His research deals with representations of race, sexual dissidences, and disability in Spanish and Latin American contemporary film. Other research interests include cinema of migration, decolonial cinema, and activist documentaries.
He is the author of the book Alianzas antimodernas: Estudios del Cine del Proceso 15M, forthcoming with the Spanish academic press Iberoamericana Vervuert. In this monograph about contemporary non-fiction Spanish cinema, he explores alliances between characters that had been marginalized within colonial modernity.
Pedro has published several articles and book chapters, including “Trans Cinema from Spain,” forthcoming in The Handbook of Trans Cinema, Ed.

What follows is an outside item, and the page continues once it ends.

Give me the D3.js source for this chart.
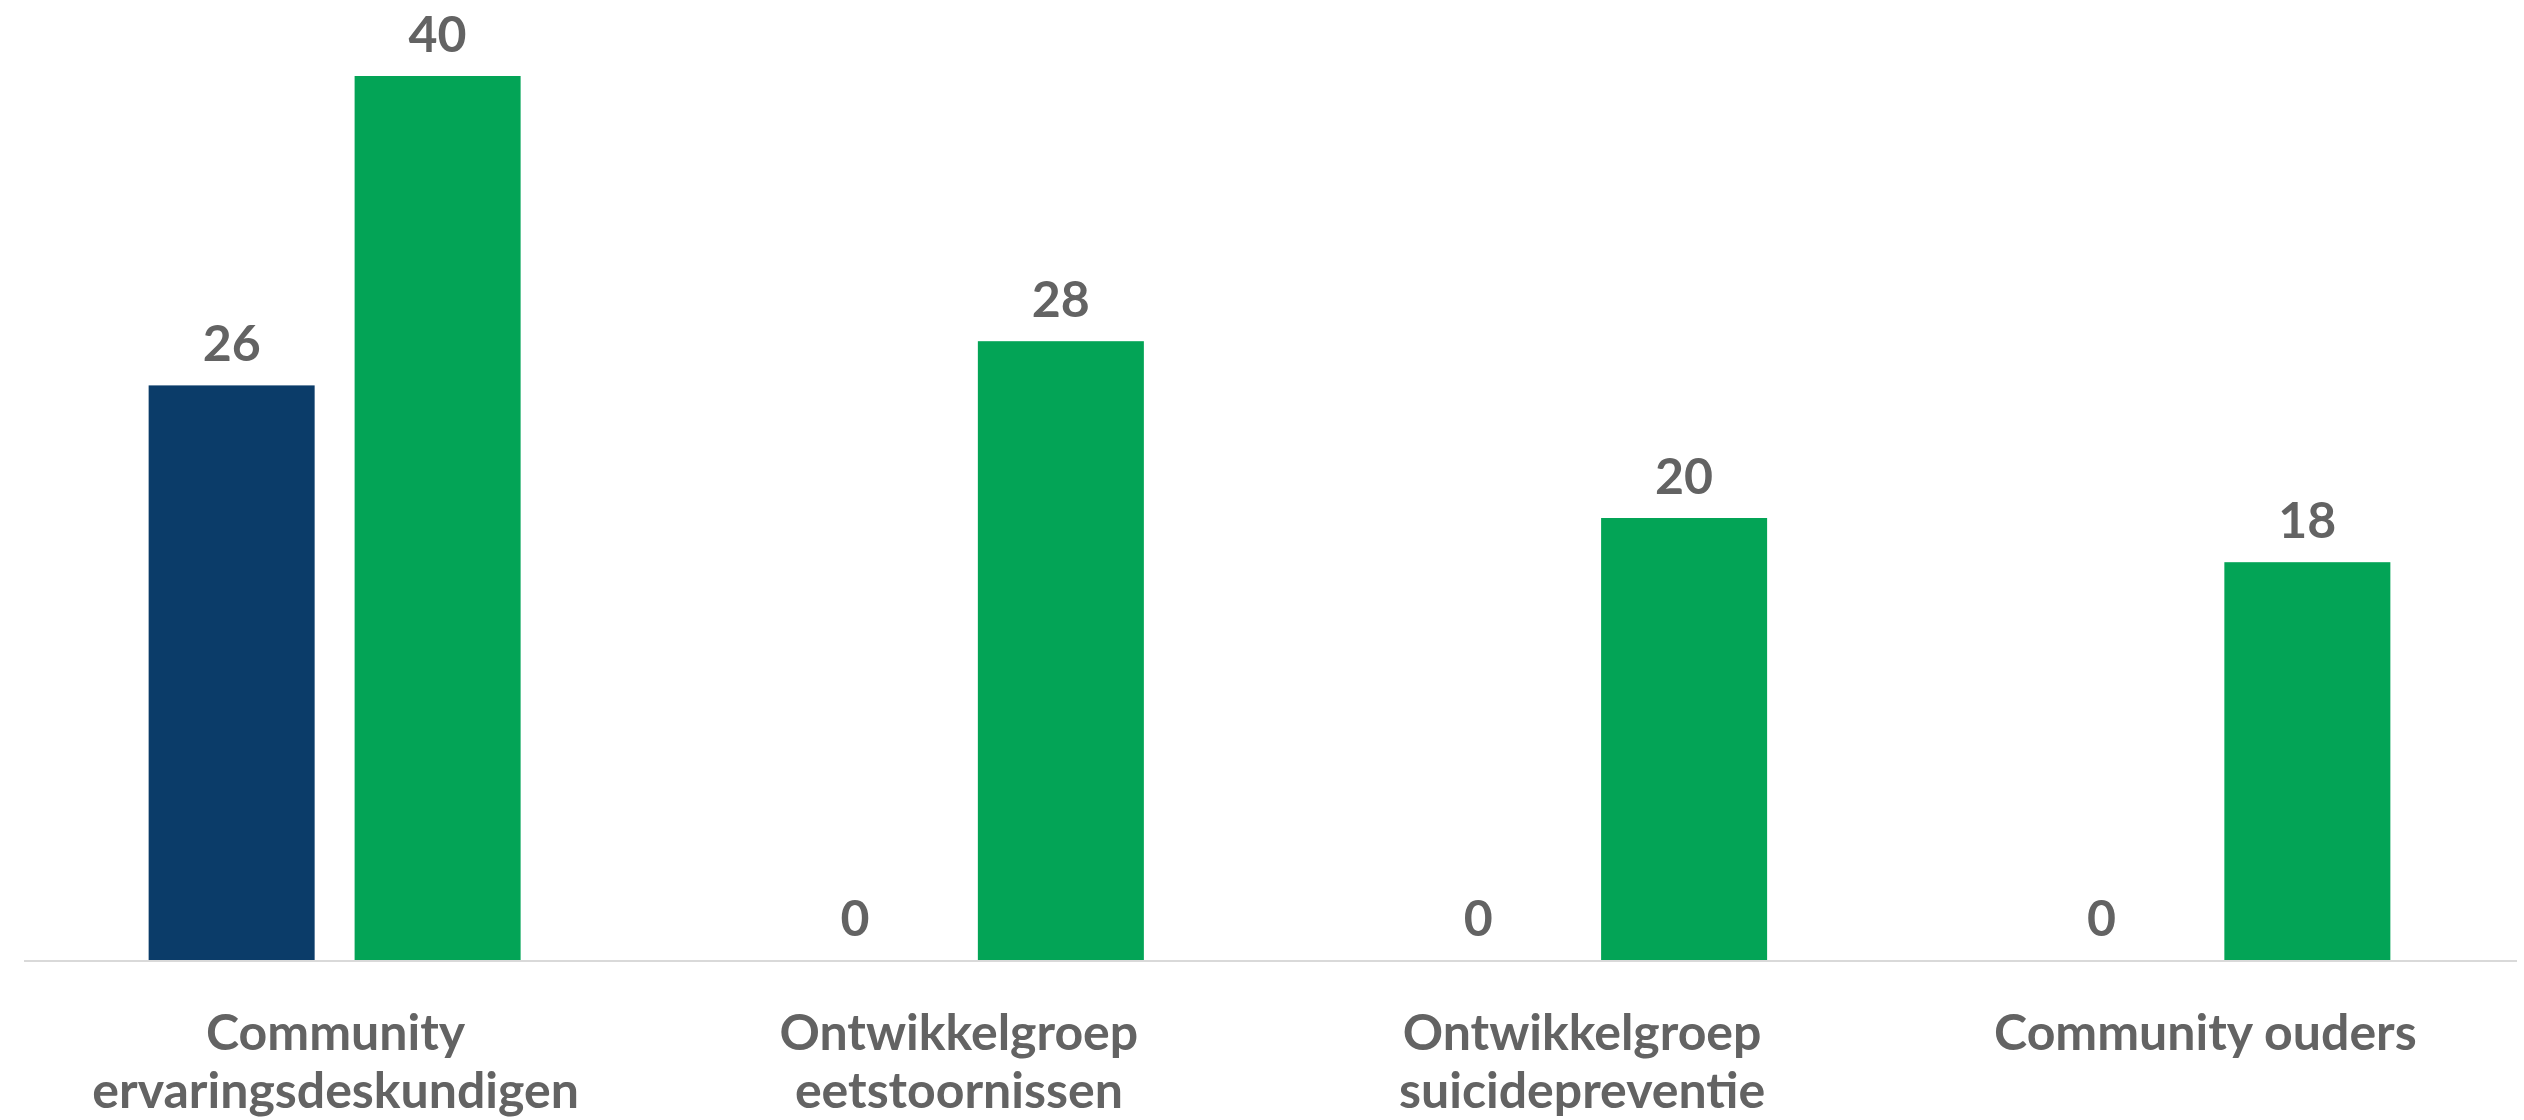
<!DOCTYPE html>
<html>
<head>
<meta charset="utf-8">
<script src="https://cdn.jsdelivr.net/npm/d3@7"></script>
<style>
  html, body { margin: 0; padding: 0; background: #fff; }
  text { font-family: Lato, "Open Sans", sans-serif; font-weight: bold; fill: #636363; }
</style>
</head>
<body>
<svg width="2524" height="1120"></svg>
<script>
// chart data
const categories = [
  ["Community", "ervaringsdeskundigen"],
  ["Ontwikkelgroep", "eetstoornissen"],
  ["Ontwikkelgroep", "suicidepreventie"],
  ["Community ouders"]
]
const seriesNames = ["blauw", "groen"]
const blueValues = [26, 0, 0, 0]
const greenValues = [40, 28, 20, 18]
const colors = ["#0B3C69", "#03A456"]

const svg = d3.select("svg")
const baseY = 960

const x = d3.scaleBand()
    .domain(d3.range(categories.length))
    .range([24, 2517])

const xSub = d3.scaleBand()
    .domain(seriesNames)
    .range([0, x.bandwidth()])
    .paddingInner(0.194)
    .paddingOuter(0.61)

const y = d3.scaleLinear()
    .domain([0, 40])
    .range([baseY, 76])

const rows = categories.map((c, i) => ({
    i: i,
    vals: [blueValues[i], greenValues[i]]
}))

const groups = svg.selectAll("g.cat")
    .data(rows)
    .enter().append("g")
    .attr("class", "cat")
    .attr("transform", d => "translate(" + x(d.i) + ",0)")

groups.selectAll("rect")
    .data(d => d.vals.map((v, k) => ({ v: v, k: k })))
    .enter().append("rect")
    .attr("x", d => xSub(seriesNames[d.k]) - 1)
    .attr("width", xSub.bandwidth())
    .attr("y", d => y(d.v))
    .attr("height", d => baseY - y(d.v))
    .attr("fill", d => colors[d.k])

groups.selectAll("text.val")
    .data(d => d.vals.map((v, k) => ({ v: v, k: k })))
    .enter().append("text")
    .attr("class", "val")
    .attr("x", d => xSub(seriesNames[d.k]) + xSub.bandwidth() / 2 - 1)
    .attr("y", d => y(d.v) - 24)
    .attr("text-anchor", "middle")
    .style("font-size", "50px")
    .text(d => d.v)

// axis line
svg.append("line")
    .attr("x1", 24).attr("x2", 2517)
    .attr("y1", baseY + 1).attr("y2", baseY + 1)
    .attr("stroke", "#D9D9D9")
    .attr("stroke-width", 2)

// category labels
const labels = svg.selectAll("text.cat")
    .data(categories)
    .enter().append("text")
    .attr("class", "cat")
    .attr("text-anchor", "middle")
    .style("font-size", "50px")

labels.selectAll("tspan")
    .data((d, i) => d.map(line => ({ line: line, i: i })))
    .enter().append("tspan")
    .attr("x", d => x(d.i) + x.bandwidth() / 2)
    .attr("y", (d, j) => 1050 + j * 58)
    .text(d => d.line)
</script>
</body>
</html>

Douglas Vakoch; “Coming Out Queer-Crip: Alliances in the New Spanish Disability Cinema.” forthcoming in Journal of Cinema and Media Studies JCMS; “Horizons of Radical Care and Crip Relationality in Fernando Franco’s La consagración de la primavera (2022),” forthcoming in Hispania (Special Issue: Disability Studies/Critical Disability Studies); “The Oppositional Gaze in the Argentine Cinema of Migration: Negotiating Chinese Identity and Coloniality of Seeing in Nele Wohlatz’s El futuro perfecto (2016),” in Contemporary Argentine Women Filmmakers, Eds. Mirna Vohnsen and Daniel Mourenza (Palgrave Macmillan, 2023); “Tomar la casa: Politics of haunting, contraarchivo y resistencia indígena en La llorona, de Jayro Bustamante,” in Ítsmica (2022); “El futuro de la juventud de El futuro, de Luis López Carrasco,” in ConSecuencias (2019); and “IXCANUL, una mirada kaqchikel contra el neoliberalismo y el neocolonialismo,” in Itsmo (2019).
As a filmmaker, Pedro has worked in all kinds of film and TV productions in Spain and New York, specializing in non-fiction and transmedia projects. His documentary work tackles the struggles of LGBTQI+ activists, migrant justice collectives, and political prisoners of the Spanish Francoist dictatorship.
In the Film and Media Studies Department at Hunter, he teaches undergraduate courses on Film Introduction, Film History, Latin American Cinema, and Selected Directors, such as Luis Buñuel, Patricio Guzmán, Glauber Rocha, and Sara Gómez.